Standing there yesterday looking at my carefully measured out wall and realizing that somewhere along the line my level was greatly skewed, I cracked. There's something so horrible about ripping out an entire days work. Not to mention that there must be some sort of something funky in that bathroom because I spent the rest of the afternoon and evening puking my guts out. I'm sure it has nothing to do with all the mildewed and moldy crap we pulled out of those walls last week, or all the mortar dust filling my lungs.
So one wall is nearly complete, the other two are going to be done by someone else. I don't know who yet, but it sure as hell won't be me.
After my puking rampage ended last night, I spent the remainder of the evening on Heidi's porch nursing a beer and soaking my ruined hands in epsom salt. Word to the wise, which I apparently am not, WEAR GLOVES! The mortar ate holes in my hands that ache and burn. I'm still picking cement out of wounds today.

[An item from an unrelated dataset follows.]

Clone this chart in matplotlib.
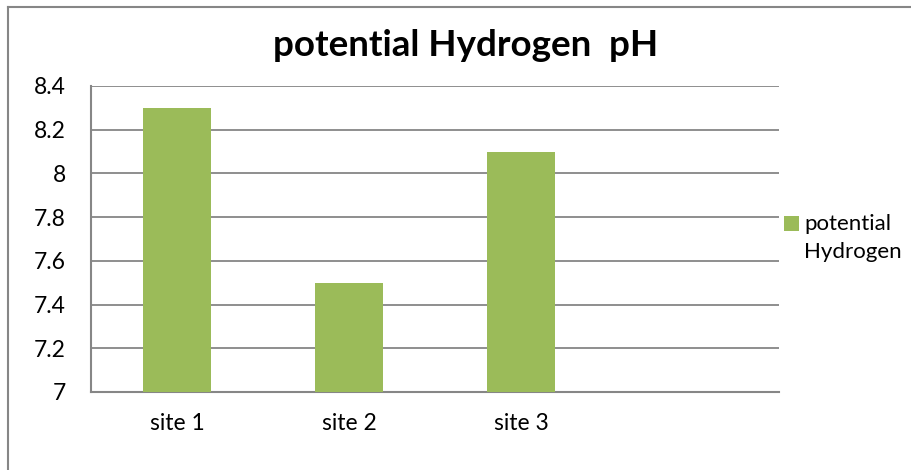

If EVER I tell you that I want to lay tile again, you have permission to bitch-slap me. Repeatedly.
3 Comments:
after we finished the tile in the living room ( I did the grout, and a good bit of the thinset) I felt like I had broken my butt. All the stretching and reaching... I couldn't sit down normall for a week.
wear gloves anytime you do this stuff unless you absolutely cannot, you'll get used to them and it'll save your hands.... I like using medical gloves...

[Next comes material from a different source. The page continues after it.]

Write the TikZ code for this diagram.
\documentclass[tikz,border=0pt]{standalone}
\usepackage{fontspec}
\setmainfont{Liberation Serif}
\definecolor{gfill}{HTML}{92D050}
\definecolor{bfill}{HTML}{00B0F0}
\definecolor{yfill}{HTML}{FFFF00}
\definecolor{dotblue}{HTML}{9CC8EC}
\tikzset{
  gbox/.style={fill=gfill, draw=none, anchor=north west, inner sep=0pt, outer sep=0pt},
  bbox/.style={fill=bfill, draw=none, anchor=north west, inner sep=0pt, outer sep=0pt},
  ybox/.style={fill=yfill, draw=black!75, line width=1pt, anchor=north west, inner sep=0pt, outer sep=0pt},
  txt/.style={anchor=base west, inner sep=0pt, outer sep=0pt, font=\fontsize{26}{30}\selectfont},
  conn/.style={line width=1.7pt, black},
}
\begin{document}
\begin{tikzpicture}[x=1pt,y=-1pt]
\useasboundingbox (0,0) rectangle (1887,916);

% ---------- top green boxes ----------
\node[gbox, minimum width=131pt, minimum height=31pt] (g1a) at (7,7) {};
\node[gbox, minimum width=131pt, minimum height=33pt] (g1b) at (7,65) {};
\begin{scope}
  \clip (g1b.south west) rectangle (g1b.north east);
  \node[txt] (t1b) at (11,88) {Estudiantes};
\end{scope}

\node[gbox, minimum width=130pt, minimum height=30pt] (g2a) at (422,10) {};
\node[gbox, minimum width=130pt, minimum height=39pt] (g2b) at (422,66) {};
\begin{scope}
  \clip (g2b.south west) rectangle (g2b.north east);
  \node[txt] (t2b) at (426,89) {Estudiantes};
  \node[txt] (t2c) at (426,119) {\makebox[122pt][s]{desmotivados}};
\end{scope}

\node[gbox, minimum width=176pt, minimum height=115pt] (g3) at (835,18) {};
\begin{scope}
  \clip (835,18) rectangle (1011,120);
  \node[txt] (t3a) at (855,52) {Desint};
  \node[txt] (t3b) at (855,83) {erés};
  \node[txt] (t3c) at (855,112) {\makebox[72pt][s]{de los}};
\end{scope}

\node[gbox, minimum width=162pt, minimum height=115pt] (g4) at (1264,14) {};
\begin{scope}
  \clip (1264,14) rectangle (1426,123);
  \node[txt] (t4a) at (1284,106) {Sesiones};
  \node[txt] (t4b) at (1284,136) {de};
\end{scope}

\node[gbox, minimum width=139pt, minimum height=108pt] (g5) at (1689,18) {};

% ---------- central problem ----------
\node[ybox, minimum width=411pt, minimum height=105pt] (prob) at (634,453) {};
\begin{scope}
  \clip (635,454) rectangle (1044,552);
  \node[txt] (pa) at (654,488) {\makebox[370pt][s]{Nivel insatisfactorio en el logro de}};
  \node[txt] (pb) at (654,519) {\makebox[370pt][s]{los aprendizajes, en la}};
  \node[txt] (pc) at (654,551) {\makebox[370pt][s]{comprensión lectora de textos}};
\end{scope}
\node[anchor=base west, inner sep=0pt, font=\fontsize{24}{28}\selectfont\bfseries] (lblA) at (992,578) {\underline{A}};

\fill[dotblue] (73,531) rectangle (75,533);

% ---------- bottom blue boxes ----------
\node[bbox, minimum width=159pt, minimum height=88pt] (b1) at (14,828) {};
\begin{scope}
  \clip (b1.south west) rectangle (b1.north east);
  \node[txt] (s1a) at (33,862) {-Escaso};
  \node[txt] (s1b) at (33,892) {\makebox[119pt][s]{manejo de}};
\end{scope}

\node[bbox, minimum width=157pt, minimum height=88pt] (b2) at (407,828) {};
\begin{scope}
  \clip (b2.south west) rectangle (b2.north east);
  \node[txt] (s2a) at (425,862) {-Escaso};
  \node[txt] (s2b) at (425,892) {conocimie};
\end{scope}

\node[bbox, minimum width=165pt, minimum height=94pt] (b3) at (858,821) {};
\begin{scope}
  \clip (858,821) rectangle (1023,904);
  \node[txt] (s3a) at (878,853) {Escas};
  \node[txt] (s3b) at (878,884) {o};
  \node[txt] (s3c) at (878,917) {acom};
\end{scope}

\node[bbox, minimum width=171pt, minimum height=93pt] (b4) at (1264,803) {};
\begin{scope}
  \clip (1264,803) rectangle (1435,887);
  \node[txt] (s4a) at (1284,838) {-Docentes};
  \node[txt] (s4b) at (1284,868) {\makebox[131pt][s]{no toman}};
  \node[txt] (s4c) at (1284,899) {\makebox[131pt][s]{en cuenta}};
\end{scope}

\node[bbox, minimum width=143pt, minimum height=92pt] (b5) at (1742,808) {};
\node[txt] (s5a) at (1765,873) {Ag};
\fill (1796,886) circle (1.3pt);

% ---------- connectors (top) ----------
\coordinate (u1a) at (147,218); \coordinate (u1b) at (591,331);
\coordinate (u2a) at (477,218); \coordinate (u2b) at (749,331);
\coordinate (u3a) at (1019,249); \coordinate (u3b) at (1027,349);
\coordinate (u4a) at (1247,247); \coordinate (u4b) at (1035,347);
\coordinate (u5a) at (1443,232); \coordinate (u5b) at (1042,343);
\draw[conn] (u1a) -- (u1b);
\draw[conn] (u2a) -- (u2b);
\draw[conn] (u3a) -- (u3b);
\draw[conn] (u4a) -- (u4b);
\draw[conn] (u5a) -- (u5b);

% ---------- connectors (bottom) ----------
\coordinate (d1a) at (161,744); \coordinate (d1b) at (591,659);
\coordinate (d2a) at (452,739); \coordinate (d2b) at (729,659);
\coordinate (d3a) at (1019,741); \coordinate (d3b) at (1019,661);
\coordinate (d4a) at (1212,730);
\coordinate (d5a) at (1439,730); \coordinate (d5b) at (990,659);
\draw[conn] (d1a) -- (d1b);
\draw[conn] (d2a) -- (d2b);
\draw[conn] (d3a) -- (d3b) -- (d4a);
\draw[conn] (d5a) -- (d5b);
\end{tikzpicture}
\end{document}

I'm sorry on the tile job, that would be incredibly frustrating expecially since you worked so hard on it. It might do you good to take another stab at it so you can win, damnit.
The puking is just plain weird, though... I hope you feel better, hon.
The wall issue is where it truly is trial and error, Ang. I am no Bob Vila by any stretch but there are other issues awaiting when repairing holes, drywalling and fitting edges, taping sanding, getting the smoothness, making sure your seals are tight and there are no gaps and such that will manifest into similar hindrances along the way. It ~IS~ frustrating. Hard to believe a college-boy, fancy pants, desk monkey can speak with any authority on a subject like that, huh?
You'll be fine. Surgical gloves, like Laura said and the paper masks that asthma patients wear in the extreme cold may help with the nausea and the bits and pieces finding their way into your flesh? Well, thank God it's not lyme you're working work, hon. It cracks your skin, makes it bleed and hard to continue in a day to day consistent pattern while using it.
And when it's all done? Something, a really huge thing to celebrate and be proud of and that my friend, NO ONE can take away from you!
~hugz
Thanks for the pep talk guys, but I'm really serious about it. I quit. There's no way I'm getting back in there. And I'm not one that gives up easily. But I'm thoroughly confident that this isn't something I want to do on my own. There are some things in this world that deserve to be done right, and if I'm investing $800 of money into it, I sure as hell want it done right. And I don't want to do it again in a few years because the wall has rotted out behind it again. Ugh.